И я хочу уехать из этой страны, чтобы перестать быть гражданином «пятого сорта». А самое главное, я пришел к выводу, что не могу быть здесь полезным ни самому себе, ни еврейскому, ни русскому народу».
Забегая вперед, хочу заметить, сколько неуважения к людям надо было иметь В.В. Путину, чтобы поручить Михалкову сочинить новый текст гимна! И какую бездну бесстыдства продемонстрировал этот человек, сподобившийся заменить славословие Сталина словами о Боге, хранящем Россию! Один только этот эпизод с гимном говорит о том, какой смердящий режим установился сейчас в стране.

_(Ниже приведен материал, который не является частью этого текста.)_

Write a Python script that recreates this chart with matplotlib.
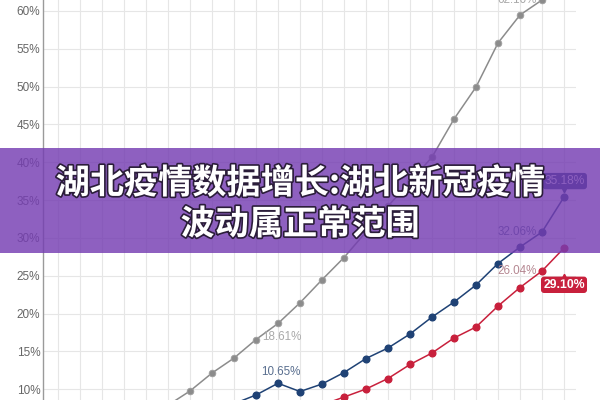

Был еще и другой по-настоящему трагический звонок. Позвонил мне мой старший сын и произнес длинный и гневный монолог о том, что он, узнав о моем намерении эмигрировать, отрекается от меня, ничего от меня принимать не будет и знать меня больше не хочет! Ему было тогда 16 лет. Как я уже говорил, мы с ним очень дружили, ходили вместе в походы, катались на лыжах. Он был не по возрасту умен и глубоко вникал в мои идеи. Учился в математической спецшколе, и именно от него я впервые узнал о еврейской эмиграции: он присутствовал на проводах своих товарищей по школе, уезжавших с родителями в Израиль. Однажды, после того как я рассказал ему о своих приключениях, он заметил, что при такой жизни мне впору было бы и самолет угнать! Он имел в виду нашумевшее тогда дело «самолетчиков», группы «отказников», пытавшихся угнать в Ленинграде самолет и улететь в Швецию, чтобы уже оттуда перебраться в Израиль.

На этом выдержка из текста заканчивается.